One consequence of this renaissance is that, in addition to reading intensively about interesting and important questions, many younger scholars are both encouraged and find it to their advantage to acquire the tools -- be they qualitative, quantitative, formal, or whatever -- to more rigorously theorize and analyze those questions. Moreover, external funding sources, such as NSF's Mid-Career Training Grants, encourage such intellectual development. Another result is that scholars in other areas of the discipline -- including students of Congress and legislative politics, international relations, and comparative politics, to name just a few -- are once again beginning to take seriously work done in public law. Finally, this renaissance has at least in part fueled the demand for political scientists on law faculties, as the latter's appreciation of rigorous empirical work related to the law has grown.
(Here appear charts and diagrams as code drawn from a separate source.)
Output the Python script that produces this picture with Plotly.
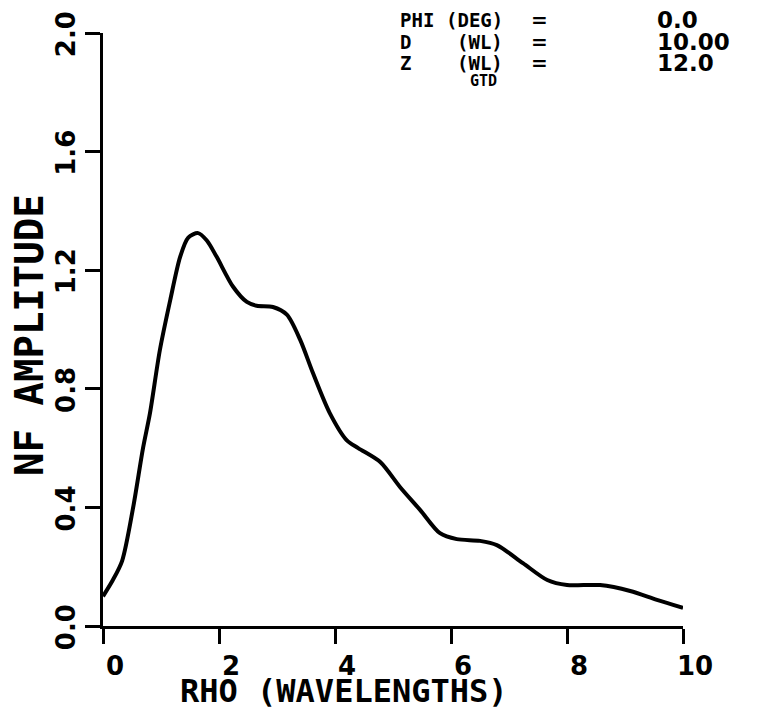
import plotly.graph_objects as go

rho = [0.0, 0.17, 0.33, 0.52, 0.69, 0.81, 0.98, 1.16, 1.33, 1.47, 1.64, 1.79, 1.96, 2.24, 2.48, 2.65,
       2.93, 3.17, 3.40, 3.62, 3.91, 4.20, 4.40, 4.78, 5.12, 5.47, 5.81, 6.10, 6.50, 6.79, 7.24,
       7.66, 8.0, 8.57, 9.09, 9.55, 10.0]
amp = [0.10, 0.155, 0.22, 0.40, 0.60, 0.718, 0.93, 1.10, 1.245, 1.31, 1.325, 1.30, 1.245, 1.145, 1.093, 1.08,
       1.076, 1.05, 0.965, 0.853, 0.718, 0.627, 0.60, 0.553, 0.469, 0.391, 0.313, 0.293, 0.287, 0.273, 0.212,
       0.155, 0.138, 0.138, 0.118, 0.088, 0.061]

x_ticks = [0, 2, 4, 6, 8, 10]
x_tick_labels = ["0", "2", "4", "6", "8", "10"]
y_ticks = [0.0, 0.4, 0.8, 1.2, 1.6, 2.0]
y_tick_labels = ["0.0", "0.4", "0.8", "1.2", "1.6", "2.0"]

x_title = "RHO (WAVELENGTHS)"
y_title = "NF AMPLITUDE"
param_names = ["PHI", "D", "Z"]
param_units = ["(DEG)", "(WL)", "(WL)"]
param_values = ["0.0", "10.00", "12.0"]
method_label = "GTD"

MONO = "DejaVu Sans Mono"
SANS = "DejaVu Sans"
OFF = 8                      # default page body margin
W, H = 766 - 2 * OFF, 719 - 2 * OFF
L, R, T, B = 103 - OFF, W - (683 - OFF), 33 - OFF, H - (626 - OFF)
PW, PH = W - L - R, H - T - B

def px(page_x):
    return (page_x - OFF - L) / PW

def py(page_y):
    return (H - B - (page_y - OFF)) / PH

fig = go.Figure()
fig.add_trace(go.Scatter(x=rho, y=amp, mode="lines",
                         line=dict(color="black", width=4, shape="spline", smoothing=0.8),
                         showlegend=False, hoverinfo="skip", cliponaxis=False))

fig.update_layout(
    width=W, height=H, autosize=False,
    margin=dict(l=L, r=R, t=T, b=B, pad=0),
    paper_bgcolor="white", plot_bgcolor="white",
    font=dict(family=SANS, color="black"),
)
fig.update_xaxes(range=[0, 10], tickvals=x_ticks, ticktext=[f"<b>{t}</b>" for t in x_tick_labels],
                 automargin=False,
                 showgrid=False, zeroline=False, showline=True, linecolor="black", linewidth=3,
                 ticks="outside", ticklen=15, tickwidth=3, tickcolor="black", ticklabelshift=12,
                 ticklabeloverflow="allow",
                 tickfont=dict(family=SANS, size=26, color="black"))
fig.update_yaxes(range=[0, 2.0], tickvals=y_ticks, ticktext=[f"<b>{t}</b>" for t in y_tick_labels],
                 automargin=False,
                 showgrid=False, zeroline=False, showline=True, linecolor="black", linewidth=3,
                 ticks="outside", ticklen=15, tickwidth=3, tickcolor="black", tickangle=-90,
                 ticklabelshift=5, ticklabeloverflow="allow",
                 tickfont=dict(family=SANS, size=26, color="black"))

fig.add_annotation(xref="paper", yref="paper", x=px(344), y=py(691), xanchor="center", yanchor="middle",
                   text=f"<b>{x_title}</b>", showarrow=False, font=dict(family=MONO, size=32, color="black"))
fig.add_annotation(xref="paper", yref="paper", x=px(30), y=py(335), xanchor="center", yanchor="middle",
                   textangle=-90, text=f"<b>{y_title}</b>", showarrow=False,
                   font=dict(family=MONO, size=39, color="black"))

rows_y = [20, 42, 63]
for i in range(3):
    fig.add_annotation(xref="paper", yref="paper", x=px(398), y=py(rows_y[i]), xanchor="left", yanchor="middle",
                       text=f"<b>{param_names[i]}</b>", showarrow=False, font=dict(family=MONO, size=19, color="black"))
    fig.add_annotation(xref="paper", yref="paper", x=px(505), y=py(rows_y[i]), xanchor="right", yanchor="middle",
                       text=f"<b>{param_units[i]}</b>", showarrow=False, font=dict(family=MONO, size=19, color="black"))
    fig.add_annotation(xref="paper", yref="paper", x=px(539), y=py(rows_y[i]), xanchor="center", yanchor="middle",
                       text="<b>=</b>", showarrow=False, font=dict(family=SANS, size=20, color="black"))
    fig.add_annotation(xref="paper", yref="paper", x=px(655), y=py(rows_y[i]), xanchor="left", yanchor="middle",
                       text=f"<b>{param_values[i]}</b>", showarrow=False, font=dict(family=SANS, size=23, color="black"))
fig.add_annotation(xref="paper", yref="paper", x=px(483), y=py(81), xanchor="center", yanchor="middle",
                   text=f"<b>{method_label}</b>", showarrow=False, font=dict(family=MONO, size=15, color="black"))

fig.write_html("out.html")
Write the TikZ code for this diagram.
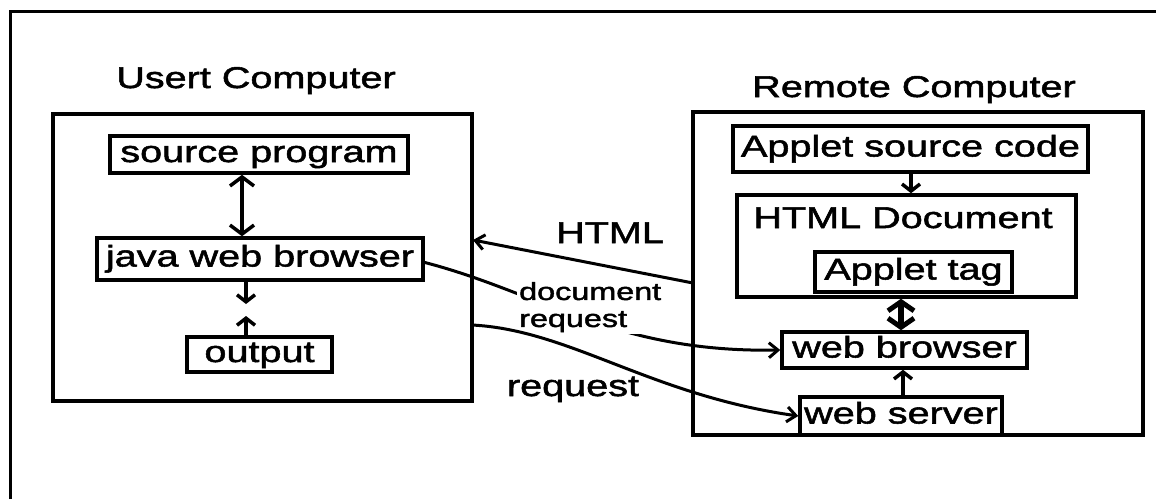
\documentclass[tikz,border=0pt]{standalone}
\usepackage{fontspec}
\setmainfont{Liberation Sans}[FakeStretch=1.32, FakeBold=1.8]
\usetikzlibrary{arrows.meta}

\tikzset{
  big/.style={font=\fontsize{30}{32}\selectfont},
  box/.style={draw, line width=3.5pt, inner sep=0pt, big, text height=20pt, text depth=5pt},
  frame/.style={draw, line width=4pt, inner sep=0pt},
  small/.style={font=\fontsize{24.5}{27}\selectfont, align=left, fill=white, inner sep=2pt},
  conn/.style={line width=3pt, -{Straight Barb[length=9pt,width=15pt,line width=3pt]}},
  dbl/.style={line width=3.5pt, {Straight Barb[length=9pt,width=24pt,line width=3.5pt]}-{Straight Barb[length=9pt,width=24pt,line width=3.5pt]}},
  thickdbl/.style={line width=5.5pt, {Straight Barb[length=9pt,width=26pt,line width=5pt]}-{Straight Barb[length=9pt,width=26pt,line width=5pt]}},
  short/.style={line width=3.5pt, -{Straight Barb[length=7pt,width=18pt,line width=3.5pt]}},
}

\begin{document}
\begin{tikzpicture}[x=1pt,y=-1pt]
\useasboundingbox (0,0) rectangle (1156,499);

% outer border (top and left edges)
\coordinate (fbl) at (10,499);
\coordinate (ftl) at (10,11);
\coordinate (ftr) at (1156,11);
\draw[line width=3pt] (fbl) -- (ftl) -- (ftr);

% user computer
\node[big, anchor=base] (utitle) at (256,88) {Usert Computer};
\node[frame, minimum width=419pt, minimum height=287pt] (lbox) at (262.5,257.5) {};
\node[box, minimum width=298pt, minimum height=37pt] (src) at (259,154.5) {source program};
\node[box, minimum width=326pt, minimum height=42pt] (java) at (260,259) {java web browser};
\node[box, minimum width=145pt, minimum height=35pt] (out) at (259.5,354.5) {output};

\coordinate (ax) at (242,0);
\coordinate (bx) at (246,0);
\coordinate (jdown) at (246,304);
\coordinate (oup) at (246,316);
\draw[dbl] (src.south -| ax) -- (java.north -| ax);
\draw[short] (java.south -| bx) -- (jdown);
\draw[short] (out.north -| bx) -- (oup);

% remote computer
\node[big, anchor=base] (rtitle) at (914,97) {Remote Computer};
\node[frame, minimum width=450pt, minimum height=323pt] (rbox) at (918,273.5) {};
\node[box, minimum width=355pt, minimum height=46pt] (asrc) at (910.5,149) {Applet source code};
\node[frame, line width=3.5pt, minimum width=339pt, minimum height=102pt] (hdoc) at (906.5,246) {};
\node[big, anchor=base] (hdoctxt) at (903,228) {HTML Document};
\node[box, minimum width=197pt, minimum height=40pt] (atag) at (913.5,272) {Applet tag};
\node[box, minimum width=245pt, minimum height=36pt] (wb) at (904.5,350) {web browser};
\node[box, minimum width=202pt, minimum height=38pt] (ws) at (901,416) {web server};

\coordinate (cx) at (911,0);
\coordinate (dx) at (901,0);
\coordinate (ex) at (903,0);
\draw[short] (asrc.south -| cx) -- (hdoc.north -| cx);
\draw[thickdbl] (hdoc.south -| dx) -- (wb.north -| dx);
\draw[short] (ws.north -| ex) -- (wb.south -| ex);

% traffic between the two computers
\coordinate (hstart) at (693,283);
\coordinate (hend) at (473,240);
\draw[conn] (hstart) -- (hend);
\node[big, anchor=base] (html) at (610,243) {HTML};

\coordinate (jout) at (423,262);
\draw[conn] (jout) .. controls (540,292) and (615,353) .. (wb.west);
\node[small, anchor=north west] (docreq) at (517,280) {document\\request};

\coordinate (rstart) at (472,325);
\draw[conn] (rstart) .. controls (570,330) and (650,395) .. (ws.west);
\node[big, anchor=base] (req) at (573,396) {request};
\end{tikzpicture}
\end{document}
The failures of the scientization of discourse are the same as those of the scientization of newspaper writing as objective journalism and of politics as polling. The point is not to have or cultivate opinions or beliefs but simply to respond to reports of the beliefs of others. This pseudo-autistic intellectualism- the idealism of the observer who pretends he does not exist- is just moral passivity in the guise of moral superiority.
The formal structural of law is predicated on the existence of bias. More than that it is predicated on active and engaged bias Science seems to be practiced more and more by those who take it on faith that their own objectivity is unquestionable and their sensibilities irrelevent. Such people refuse to engage either the vulgarity or the obligations democracy.
As a group they are also among the most arrogant- most purblind and intellectually empty- people I have ever met.